Are we talking relative or absolute here? It makes a huge difference. Example: If, e.g., JS is used 10x as much as X and X is liked by 100% of its developers, while JS is only liked by 20% of their developers, its still twice as popular.
Of course you are right, but JS is popular and is most used.
There are only two kinds of programming languages: Those that aren't used and those that people complain about.
Like every other "study" it had an agenda to push the statistical results they wanted to emphasize.
".45 ACP - because shooting twice is just silly" - JSOP, 2010 ----- You can never have too much ammo - unless you're swimming, or on fire. - JSOP, 2010 ----- When you pry the gun from my cold dead hands, be careful - the barrel will be very hot. - JSOP, 2013
For dead read unsupported which equates to dead! My development path was from Superbase to Access to VB4 to VB6 and then to VB.net and then to c# so I know precisely what I am talking about.

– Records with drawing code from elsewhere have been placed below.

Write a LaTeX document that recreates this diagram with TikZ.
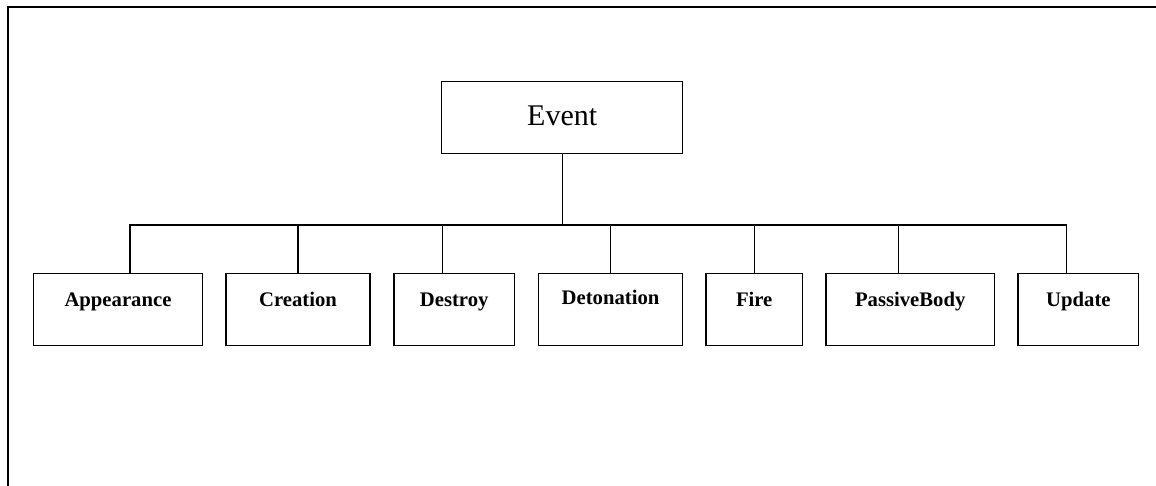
\documentclass[tikz,border=0pt]{standalone}
\usepackage{fontspec}
\setmainfont{Liberation Serif}
\begin{document}
\begin{tikzpicture}[x=1pt,y=-1pt,
  frame/.style={line width=2pt},
  link/.style={line width=1.3pt},
  parentbox/.style={draw, line width=1.3pt, minimum width=241pt, minimum height=71.6pt,
    inner sep=0pt, font=\fontsize{30}{30}\selectfont, text height=20pt, text depth=5pt},
  childbox/.style={draw, line width=1.3pt, minimum height=72pt, inner sep=0pt,
    font=\fontsize{20.7}{20.7}\selectfont\bfseries, text height=14pt, text depth=19pt}]
  \useasboundingbox (0,0) rectangle (1156,485);
  % outer frame, only its left and top edges fall on the page
  \draw[frame] (8,486) -- (8,7.3) -- (1157,7.3);

  % root
  \node[parentbox] (event) at (562.2,117.5) {Event};

  % subclasses
  \node[childbox, minimum width=168.6pt] (app)  at (118,309.3) {Appearance};
  \node[childbox, minimum width=144pt]   (cre)  at (298,309.3) {Creation};
  \node[childbox, minimum width=120.3pt] (des)  at (454.2,309.3) {Destroy};
  \node[childbox, minimum width=144.4pt, text depth=23pt] (det) at (610.5,309.3) {Detonation};
  \node[childbox, minimum width=96.3pt]  (fire) at (754.2,309.3) {Fire};
  \node[childbox, minimum width=168.3pt] (pas)  at (910.2,309.3) {PassiveBody};
  \node[childbox, minimum width=120.7pt] (upd)  at (1078.4,309.3) {Update};

  % tree connectors
  \coordinate (bus) at (562.2,225);
  \draw[link] (event.south) -- (bus);
  \draw[link] (bus) -| ([xshift=12pt]app.north);
  \draw[link] (bus) -| (cre.north);
  \draw[link] (bus) -| ([xshift=-12pt]des.north);
  \draw[link] (bus) -| (det.north);
  \draw[link] (bus) -| (fire.north);
  \draw[link] (bus) -| ([xshift=-12pt]pas.north);
  \draw[link] (bus) -| ([xshift=-12pt]upd.north);
\end{tikzpicture}
\end{document}
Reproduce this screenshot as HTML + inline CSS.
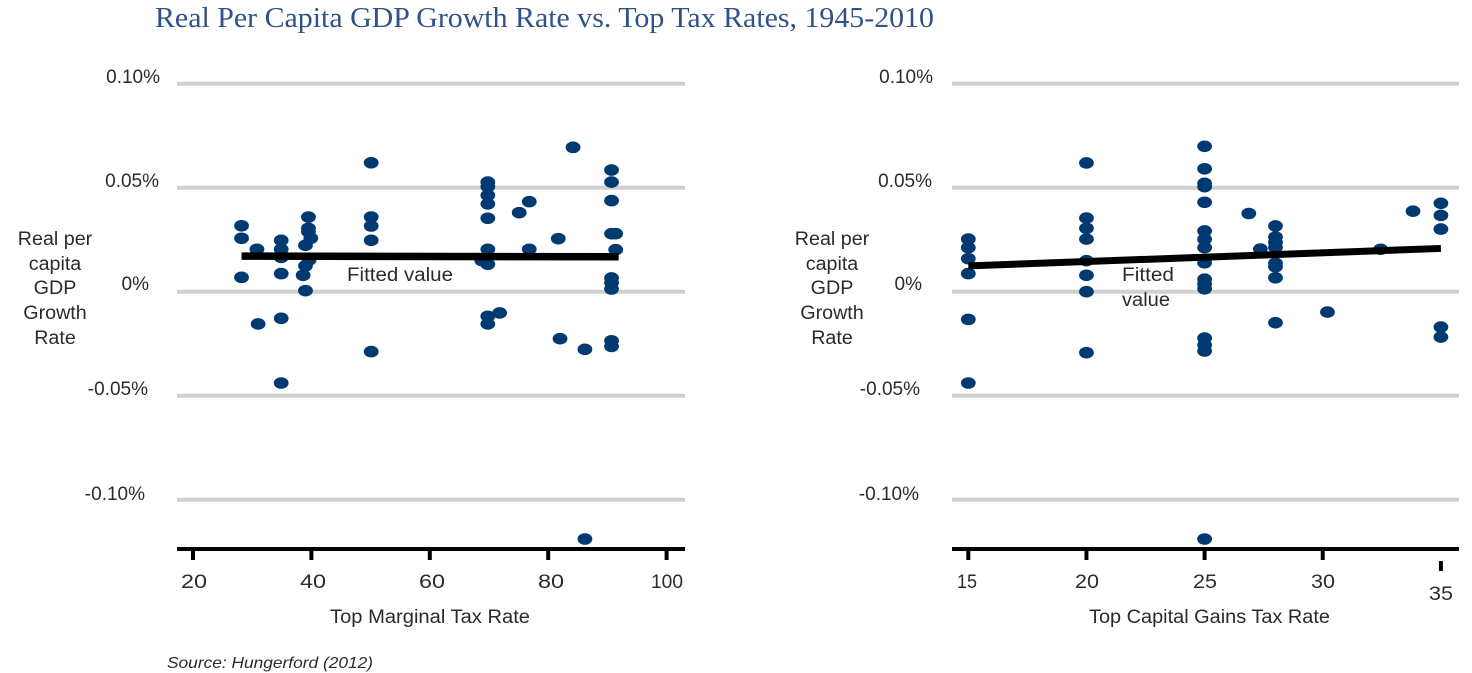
<!DOCTYPE html>
<html lang="en">
<head>
<meta charset="utf-8">
<title>Real Per Capita GDP Growth Rate vs. Top Tax Rates, 1945-2010</title>
<style>
html,body{margin:0;padding:0;background:#fff;width:1472px;height:673px;overflow:hidden}
svg{display:block}
text{font-family:"Liberation Sans",sans-serif;font-size:19px;fill:#2b2b2b;font-weight:normal}
.t{text-anchor:middle}
.e{text-anchor:end}
.yt text{font-size:19.7px}
</style>
</head>
<body>
<svg id="chart" width="1472" height="673" viewBox="0 0 1472 673" xmlns="http://www.w3.org/2000/svg">
<rect width="1472" height="673" fill="#fff"/>
<g id="left-grid"></g><g id="right-grid"></g>
<g id="left-dots"></g><g id="right-dots"></g>
<g id="left-fit"></g><g id="right-fit"></g>
<g id="left-axis"></g><g id="right-axis"></g>

<text x="155" y="27" textLength="779" lengthAdjust="spacingAndGlyphs" style="font-family:'Liberation Serif',serif;font-size:29px;fill:#2f5288">Real Per Capita GDP Growth Rate vs. Top Tax Rates, 1945-2010</text>

<g>
<text class="e" x="160" y="83">0.10%</text>
<text class="e" x="159" y="187">0.05%</text>
<text class="e" x="149" y="290">0%</text>
<text class="e" x="148" y="395">-0.05%</text>
<text class="e" x="145" y="500">-0.10%</text>
</g>
<g>
<text class="e" x="933" y="83">0.10%</text>
<text class="e" x="932" y="187">0.05%</text>
<text class="e" x="922" y="290">0%</text>
<text class="e" x="920" y="395">-0.05%</text>
<text class="e" x="919" y="500">-0.10%</text>
</g>
<g class="yt">
<text class="t" x="55" y="245">Real per</text>
<text class="t" x="55" y="270">capita</text>
<text class="t" x="55" y="294">GDP</text>
<text class="t" x="55" y="319">Growth</text>
<text class="t" x="55" y="344">Rate</text>
</g>
<g class="yt">
<text class="t" x="832" y="245">Real per</text>
<text class="t" x="832" y="270">capita</text>
<text class="t" x="832" y="294">GDP</text>
<text class="t" x="832" y="319">Growth</text>
<text class="t" x="832" y="344">Rate</text>
</g>
<g>
<text x="181" y="588" textLength="26" lengthAdjust="spacingAndGlyphs">20</text>
<text x="300" y="588" textLength="26" lengthAdjust="spacingAndGlyphs">40</text>
<text x="419" y="588" textLength="26" lengthAdjust="spacingAndGlyphs">60</text>
<text x="538" y="588" textLength="26" lengthAdjust="spacingAndGlyphs">80</text>
<text x="651" y="588" textLength="32" lengthAdjust="spacingAndGlyphs">100</text>
</g>
<g>
<text x="957" y="588" textLength="20" lengthAdjust="spacingAndGlyphs">15</text>
<text x="1075" y="588" textLength="24" lengthAdjust="spacingAndGlyphs">20</text>
<text x="1193" y="588" textLength="24" lengthAdjust="spacingAndGlyphs">25</text>
<text x="1311" y="588" textLength="24" lengthAdjust="spacingAndGlyphs">30</text>
<text x="1429" y="600" textLength="24" lengthAdjust="spacingAndGlyphs">35</text>
</g>
<text x="330" y="623" textLength="200" lengthAdjust="spacingAndGlyphs">Top Marginal Tax Rate</text>
<text x="1089" y="623" textLength="241" lengthAdjust="spacingAndGlyphs">Top Capital Gains Tax Rate</text>
<text x="347" y="281" textLength="106" lengthAdjust="spacingAndGlyphs">Fitted value</text>
<text x="1122" y="281" textLength="52" lengthAdjust="spacingAndGlyphs">Fitted</text>
<text x="1122" y="306" textLength="48" lengthAdjust="spacingAndGlyphs">value</text>
<text x="167" y="668" textLength="206" lengthAdjust="spacingAndGlyphs" style="font-size:16px;font-style:italic">Source: Hungerford (2012)</text>
</svg>

<script>
var yTickValues = [0.10, 0.05, 0, -0.05, -0.10];
var leftXTicks = [20, 40, 60, 80, 100];
var rightXTicks = [15, 20, 25, 30, 35];

var leftRates = [28.2,28.2,28.2,30.8,31,34.9,34.9,34.9,34.9,34.9,34.9,39.5,39.5,39.5,39.9,39,39.6,39,38.6,39,50.1,50.1,50.1,50.1,50.1,
  69.8,69.8,69.8,69.8,69.8,69.8,68.8,69.8,69.8,69.8,71.8,75.1,76.8,76.8,81.7,82,86.2,84.2,90.7,90.7,90.7,90.7,91.4,91.4,90.7,90.7,90.7,90.7,90.7,86.2];
var leftGrowth = [.0317,.0257,.0069,.0204,-.0155,.0247,.0204,.0165,.0087,-.0128,-.0439,.0359,.0305,.0288,.0257,.0223,.0152,.0124,.0079,.0005,.062,.0359,.0316,.0247,-.0288,
  .0527,.0505,.0463,.0422,.0353,.0204,.0149,.0132,-.0118,-.0155,-.0102,.038,.0433,.0204,.0255,-.0226,-.0277,.0694,.0585,.0527,.0438,.0279,.0279,.0202,.0066,.0043,.0013,-.0236,-.0263,-.1189];

var rightRates = [15,15,15,15,15,15,20,20,20,20,20,20,20,20,25,25,25,25,25,25,25,25,25,25,25,25,25,25,25,25,
  26.87,27.36,28,28,28,28,28,28,28,28,30.2,32.45,33.82,35,35,35,35,35];
var rightGrowth = [.0253,.0212,.0159,.0087,-.0133,-.0439,.0619,.0354,.0305,.0253,.0149,.0079,0,-.0293,.0699,.0591,.0521,.0505,.043,.0292,.0252,.0212,.0139,.006,.0037,.0014,-.0223,-.0256,-.0285,-.1189,
  .0376,.0205,.0316,.0263,.0238,.0213,.0137,.012,.0067,-.0149,-.0098,.0204,.0387,.0425,.0367,.0301,-.017,-.0218];

var leftFitRates = [28.2, 91.9];
var leftFitValues = [.0171, .0168];
var rightFitRates = [15, 35];
var rightFitValues = [.0124, .0208];

var NS = 'http://www.w3.org/2000/svg';
function yScale(v) { return 291.7 - v * 2080; }
function xLeft(v) { return 193 + (v - 20) * 5.92; }
function xRight(v) { return 968.3 + (v - 15) * 23.63; }

function shape(parent, tag, attrs) {
  var el = document.createElementNS(NS, tag);
  for (var k in attrs) el.setAttribute(k, attrs[k]);
  document.getElementById(parent).appendChild(el);
  return el;
}

yTickValues.forEach(function (v) {
  var a = shape('left-grid', 'line', {x1: 177, x2: 685, y1: yScale(v), y2: yScale(v), stroke: '#cfd0cf', 'stroke-width': 4});
  
  
  var b = shape('right-grid', 'line', {x1: 952, x2: 1459, y1: yScale(v), y2: yScale(v), stroke: '#cfd0cf', 'stroke-width': 4});
  
  
});

leftRates.forEach(function (r, i) {
  var d = shape('left-dots', 'ellipse', {cx: xLeft(r), cy: yScale(leftGrowth[i]), rx: 7.4, ry: 5.8, fill: '#003a70'});
  
  
});
rightRates.forEach(function (r, i) {
  var d = shape('right-dots', 'ellipse', {cx: xRight(r), cy: yScale(rightGrowth[i]), rx: 7.4, ry: 5.8, fill: '#003a70'});
  
  
});

var fitL = shape('left-fit', 'line', {x1: xLeft(leftFitRates[0]), x2: xLeft(leftFitRates[1]), y1: yScale(leftFitValues[0]), y2: yScale(leftFitValues[1]), stroke: '#000', 'stroke-width': 7.5});


var fitR = shape('right-fit', 'line', {x1: xRight(rightFitRates[0]), x2: xRight(rightFitRates[1]), y1: yScale(rightFitValues[0]), y2: yScale(rightFitValues[1]), stroke: '#000', 'stroke-width': 7});



var axL = shape('left-axis', 'line', {x1: 177, x2: 685, y1: 549, y2: 549, stroke: '#000', 'stroke-width': 4});


var axR = shape('right-axis', 'line', {x1: 952, x2: 1459, y1: 549, y2: 549, stroke: '#000', 'stroke-width': 4});



leftXTicks.forEach(function (v) {
  var t = shape('left-axis', 'line', {x1: xLeft(v), x2: xLeft(v), y1: 549, y2: 560, stroke: '#000', 'stroke-width': 4});
  
  
});
rightXTicks.forEach(function (v, i) {
  var last = i === rightXTicks.length - 1;
  var t = shape('right-axis', 'line', {x1: xRight(v), x2: xRight(v), y1: last ? 561 : 549, y2: last ? 571 : 560, stroke: '#000', 'stroke-width': 4});
  
  
});
</script>
</body>
</html>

And there are still some strange entries ia rather minor player to be up there.n the top 20. Delphi, which I also dabbled in, seems a little strange, and Mathlab, a programming language. And they split PL/SQL and SQL (presumably TSQL) seems an odd segregation.
Still statistics and all that!
Never underestimate the power of human stupidity
There was a sh*t load of applications written in it, it would be interesting if the surveys identified the volume of app support, the majority I suspect.
That's my guess as well.
Mycroft Holmes wrote:
No matter how you look at it, classic VB is no longer supported and has not been for many years. Anyone STARTING a new project in it is nuts.
I agree on both points. But that's not my point -- which is the fact that a language that has been unsupported as a stand-alone product for 15+ years still ranks. I spotted VB on several lists a number of years back and was surprised -- I hadn't done VB6 since 2002-ish and assumed it was long since dead.
Although VB is still supported. It's the macro language behind MS Office. My normal.dotm contains macros I wrote in Word 97. Still running as originally written, still useful today.
Mycroft Holmes wrote:
I think "well" is a bit of a stretch, even alive is only because some legacy systems are just to expensive to replace.
I know a number of guys who make very good rates doing COBOL. Sure, it's not used for much new development, but a kid coming out of school today could make a career of COBOL. [I'm not recommending that; simply pointing out an option.]
Every negative point in this entire topic is irrelevant if folks are making a living from a language.
unfortunately there is a ton of old business apps out there with no plans to be completely rewritten. I personally know of a couple companies reliant on accounting software written (supported and still added to) all in VB6.